---- Provided data
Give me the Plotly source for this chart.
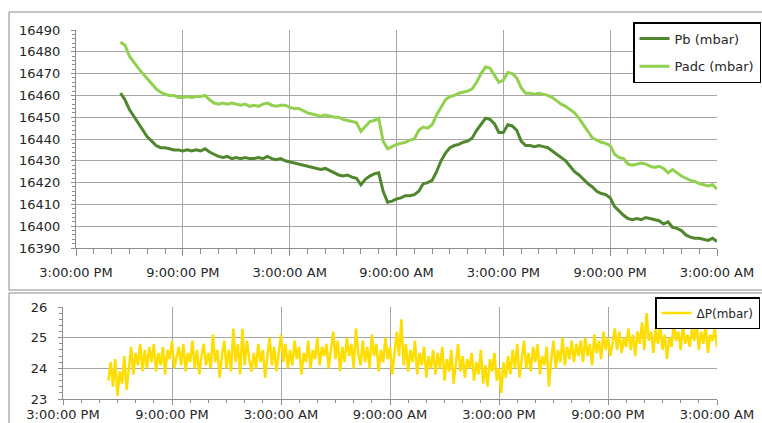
import plotly.graph_objects as go
import pandas as pd

# ---------------- data ----------------
START = pd.Timestamp("2012-06-01 15:00")   # 3:00:00 PM
AXIS_HOURS = 36

P_START_H = 2.5      # first sample, hours after 3 PM
P_STEP_H = 0.25
pb = [16461, 16458, 16453.5, 16450.5, 16447, 16444, 16441, 16439, 16437, 16436,
      16436, 16435.5, 16435, 16435, 16434.5, 16435, 16434.5, 16435, 16434.5, 16435.5,
      16434, 16433, 16432, 16431.5, 16432, 16431, 16431.5, 16431, 16431.5, 16431,
      16431, 16431.5, 16431, 16432, 16431, 16430.5, 16431, 16430, 16429.5, 16429,
      16428.5, 16428, 16427.5, 16427, 16426.5, 16426, 16426.5, 16425.5, 16424.5, 16423.5,
      16423, 16423.5, 16422.5, 16422, 16419, 16421.5, 16423, 16424, 16424.5, 16416,
      16411, 16411.5, 16412.5, 16413, 16414, 16414, 16414.5, 16416, 16419.5, 16420,
      16421, 16425, 16430, 16433.5, 16436, 16437, 16437.5, 16438.5, 16439, 16440.5,
      16444, 16447, 16449.5, 16449, 16447, 16443, 16443, 16446.5, 16446, 16444,
      16439, 16437, 16437, 16436.5, 16437, 16436.5, 16436, 16434.5, 16433, 16431.5,
      16430, 16427.5, 16425, 16423.5, 16421.5, 16419.5, 16418, 16416, 16415, 16414.5,
      16413, 16409, 16407, 16405, 16403.5, 16403, 16403.5, 16403, 16404, 16403.5,
      16403, 16402.5, 16401, 16402, 16399.5, 16399, 16398, 16396, 16395, 16394.5,
      16394.5, 16394, 16393.5, 16394.5, 16393]
padc = [16484.5, 16483, 16478, 16475, 16472.5, 16470, 16467.5, 16465.5, 16463, 16461.5,
        16460.5, 16460, 16460, 16459, 16459, 16459.5, 16459, 16459.5, 16459.5, 16460,
        16458, 16456.5, 16456, 16456.5, 16456, 16456.5, 16456, 16455.5, 16456, 16455,
        16455.5, 16455, 16456, 16456.5, 16455.5, 16455, 16455.5, 16455.5, 16454.5, 16454,
        16454, 16453, 16452, 16451.5, 16451, 16450.5, 16451, 16450.5, 16450, 16450,
        16449, 16448.5, 16448, 16447.5, 16443.5, 16446, 16448, 16448.5, 16449.5, 16439,
        16435.5, 16436.5, 16437.5, 16438, 16438.5, 16439.5, 16440, 16444, 16445.5, 16445,
        16446.5, 16451, 16454.5, 16458, 16459.5, 16460, 16461, 16461.5, 16462, 16463,
        16466, 16470, 16473, 16472.5, 16469.5, 16466, 16467, 16470.5, 16470, 16468,
        16463.5, 16461, 16461, 16460.5, 16461, 16460.5, 16460, 16459, 16457.5, 16456,
        16455, 16453.5, 16452, 16449.5, 16446.5, 16443, 16440.5, 16439.5, 16438.5, 16438,
        16437, 16433, 16431.5, 16431, 16428.5, 16428, 16428.5, 16429, 16428.5, 16427.5,
        16427, 16427.5, 16426.5, 16424.5, 16426, 16424.5, 16423, 16422, 16421, 16420.5,
        16419.5, 16419, 16418.5, 16419, 16417]

D_START_H = 2.5
D_STEP_H = 0.125
dp = [23.6, 24.2, 23.4, 24.3, 23.1, 23.9, 23.5, 24.4, 23.3, 24.0, 24.7, 23.8, 24.5, 24.1, 24.8, 23.9,
      24.6, 24.0, 24.7, 24.2, 24.8, 23.9, 24.5, 24.1, 24.7, 23.8, 24.6, 24.3, 24.9, 24.0, 24.4, 24.7,
      24.1, 24.8, 23.9, 24.5, 24.2, 24.9, 24.0, 24.6, 23.8, 24.4, 24.8, 24.1, 24.5, 24.0, 25.1, 24.2,
      24.6, 23.7, 24.4, 24.9, 24.0, 24.6, 23.9, 25.3, 24.2, 24.8, 23.8, 25.3, 24.1, 24.9, 24.3, 23.9,
      24.5, 24.0, 24.8, 24.2, 24.6, 23.7, 24.4, 25.0, 24.1, 24.7, 23.9, 24.5, 25.1, 24.2, 24.8, 24.0,
      24.6, 24.1, 24.9, 24.3, 24.7, 23.8, 24.5, 24.2, 24.9, 24.0, 24.6, 24.3, 25.0, 24.1, 24.7, 24.4,
      24.8, 24.0, 24.6, 25.2, 24.3, 24.9, 23.9, 24.7, 24.2, 25.0, 24.4, 24.8, 24.0, 25.3, 24.5, 24.1,
      24.9, 24.2, 24.7, 24.0, 25.1, 24.4, 24.8, 23.9, 24.6, 24.2, 25.0, 24.3, 24.7, 23.8, 24.5, 25.2,
      24.4, 25.6, 24.1, 24.8, 23.9, 24.6, 24.2, 24.9, 23.8, 24.5, 24.1, 24.7, 23.7, 24.4, 24.0, 24.6,
      23.8, 24.5, 24.0, 24.7, 23.6, 24.3, 23.9, 24.6, 23.5, 24.2, 24.8, 23.9, 24.4, 23.7, 24.3, 24.0,
      24.5, 23.6, 24.2, 23.8, 24.6, 23.5, 24.1, 23.4, 24.3, 23.9, 24.5, 23.6, 24.0, 23.2, 24.2, 23.7,
      24.4, 23.8, 24.6, 24.0, 24.8, 23.7, 24.3, 24.9, 24.0, 24.5, 23.9, 24.7, 24.2, 24.8, 23.8, 24.4,
      24.1, 24.7, 23.4, 24.3, 24.9, 24.0, 24.6, 24.2, 25.0, 24.1, 24.7, 24.3, 24.9, 24.2, 24.8, 24.4,
      24.9, 24.2, 25.0, 24.4, 24.8, 24.1, 25.1, 24.5, 24.9, 24.3, 25.2, 24.6, 25.0, 24.4, 24.8, 25.3,
      24.6, 25.2, 24.5, 25.0, 24.7, 25.3, 24.6, 25.1, 24.4, 25.2, 24.8, 25.5, 24.6, 25.8, 24.9, 25.2,
      24.5, 25.3, 24.8, 25.4, 24.6, 25.1, 24.3, 25.0, 24.7, 25.5, 24.9, 25.2, 24.6, 25.4, 24.8, 25.1,
      24.7, 25.3, 24.9, 25.5, 24.6, 25.2, 24.8, 25.4, 24.5, 25.1, 24.9, 25.3, 24.7]

# ---------------- build ----------------
def times(start_h, step_h, n):
    return [START + pd.Timedelta(hours=start_h + step_h * i) for i in range(n)]

tp = times(P_START_H, P_STEP_H, len(pb))
td = times(D_START_H, D_STEP_H, len(dp))
END = START + pd.Timedelta(hours=AXIS_HOURS)

W, H = 762, 423
def px(x): return x / W
def py(y): return 1 - y / H

FONT = dict(family="DejaVu Sans", size=13, color="#262626")
GRID = "#a6a6a6"
AX = "#8c8c8c"

fig = go.Figure()
fig.add_trace(go.Scatter(x=tp, y=pb, mode="lines", name="Pb (mbar)",
                         line=dict(color="#4f862e", width=3), legendgroup="a", legend="legend"))
fig.add_trace(go.Scatter(x=tp, y=padc, mode="lines", name="Padc (mbar)",
                         line=dict(color="#92d050", width=3), legendgroup="b", legend="legend"))
fig.add_trace(go.Scatter(x=td, y=dp, mode="lines", name="ΔP(mbar)",
                         line=dict(color="#ffdd00", width=2.5), xaxis="x2", yaxis="y2",
                         legend="legend2"))

def xaxis_cfg(major_len, minor_len, standoff):
    return dict(type="date", range=[START, END], tick0=START, dtick=6 * 3600 * 1000,
                tickformat="%-I:%M:%S %p", showgrid=True, gridcolor=GRID, gridwidth=1,
                showline=True, linecolor=AX, linewidth=1, ticks="outside", ticklen=major_len,
                tickcolor=AX, tickfont=FONT, zeroline=False, automargin=False,
                ticklabelstandoff=standoff,
                minor=dict(dtick=3600 * 1000, tick0=START, ticks="outside", ticklen=minor_len,
                           tickcolor=AX, showgrid=False))

ycommon = dict(showgrid=True, gridcolor=GRID, showline=True, linecolor=AX, ticks="outside",
               ticklen=4, tickcolor=AX, tickfont=FONT, zeroline=False, ticklabelstandoff=8,
               tickformat="d", automargin=False)

fig.update_layout(
    width=W, height=H, margin=dict(l=0, r=0, t=0, b=0, autoexpand=False),
    paper_bgcolor="white", plot_bgcolor="white", showlegend=True,
    xaxis=dict(domain=[px(76), px(717)], anchor="y", **xaxis_cfg(7, 5, 5)),
    yaxis=dict(domain=[py(248), py(30)], anchor="x", range=[16390, 16490], dtick=10,
               minor=dict(dtick=2, ticks="outside", ticklen=3, tickcolor=AX, showgrid=False),
               **ycommon),
    xaxis2=dict(domain=[px(63), px(717)], anchor="y2", **xaxis_cfg(5, 3, -2)),
    yaxis2=dict(domain=[py(399), py(307)], anchor="x2", range=[23, 26], dtick=1,
                minor=dict(dtick=0.2, ticks="outside", ticklen=3, tickcolor=AX, showgrid=False),
                **ycommon),
    legend=dict(x=px(761), y=py(22), xanchor="right", yanchor="top",
                bordercolor="black", borderwidth=1.5, bgcolor="white",
                font=FONT, traceorder="grouped", tracegroupgap=8),
    legend2=dict(x=px(760), y=py(297), xanchor="right", yanchor="top",
                 bordercolor="black", borderwidth=1.5, bgcolor="white",
                 font=dict(family="DejaVu Sans", size=12, color="#262626")),
    shapes=[
        dict(type="rect", xref="paper", yref="paper", x0=px(9), x1=1.02,
             y0=py(290), y1=py(12), line=dict(color="#8c8c8c", width=1), layer="below"),
        dict(type="rect", xref="paper", yref="paper", x0=px(9), x1=1.02,
             y0=-0.05, y1=py(293), line=dict(color="#8c8c8c", width=1), layer="below"),
    ],
)

fig.write_html("out.html", config={"displayModeBar": False},
               post_script="document.body.style.margin='0';document.body.style.overflow='hidden';")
--------
What to produce - Go from the first line of the data above to the line containing "AXIS_HOURS = 36" and retype exactly those lines, both included, but none of the pictures.

Output of the exercise -
Give me the Plotly source for this chart.
import plotly.graph_objects as go
import pandas as pd

# ---------------- data ----------------
START = pd.Timestamp("2012-06-01 15:00")   # 3:00:00 PM
AXIS_HOURS = 36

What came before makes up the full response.